In the aerospace, sales were up 28.5 percent from a year earlier, due mostly to the results of Allfast, which was acquired in October 2014. Fourth quarter 2014 operating profit and the related margin percentage declined as the increase in operating profit earned on the sales from Allfast was more than offset by lower margins at Martinic Engineering, improved but continuing manufacturing inefficiencies related to smaller customer order quantities and less predictable order patterns associated with large distribution customers, a less favorable product sales mix, and costs related to Allfast including purchase accounting adjustments. Operating profit was also impacted by a charge for the resolution of a customer claim. With recent additions to the management team of this business, the Company is focused on improving margins, developing and marketing highly-engineered products for aerospace applications and leveraging the recent acquisitions.

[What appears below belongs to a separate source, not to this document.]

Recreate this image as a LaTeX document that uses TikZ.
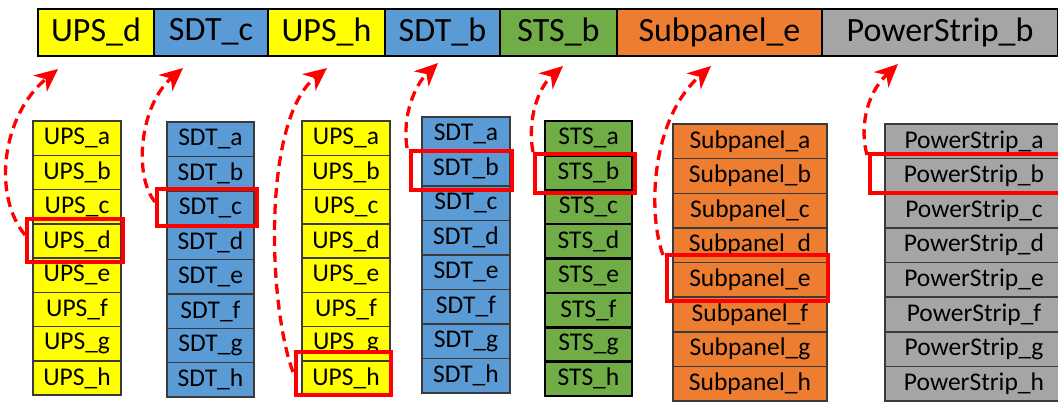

In the engineered components business, sales rose 35.5. percent in the fourth quarter from year-ago levels, primarily due to incremental sales resulting from the small cylinder asset acquisition in November 2013, increased sales into newer cylinder end markets and improved sales in gas compression products. Fourth quarter 2014 operating profit and the related margin percentage increased compared to the prior year period primarily due to the sales increases and improved leverage of the cost structures in these businesses. The company is responding to the dramatic drop in oil prices and the impact on the Arrow Engine business, while continuing to drive new product sales and expand its international sales efforts.

In the Cequent business, sales fell 6.8 percent overseas and rose 1 percent in the Americas. Sales were hit hard in Australia and Thailand.

The company is estimating that its 2015 sales will rise 3 to 5 percent from 2014, and expects full-year 2015 diluted earnings per share to be between $2.10 and $2.20 per share, excluding any one-time events. The company also said it expects 2015 free cash flow to be between $60 million and $70 million.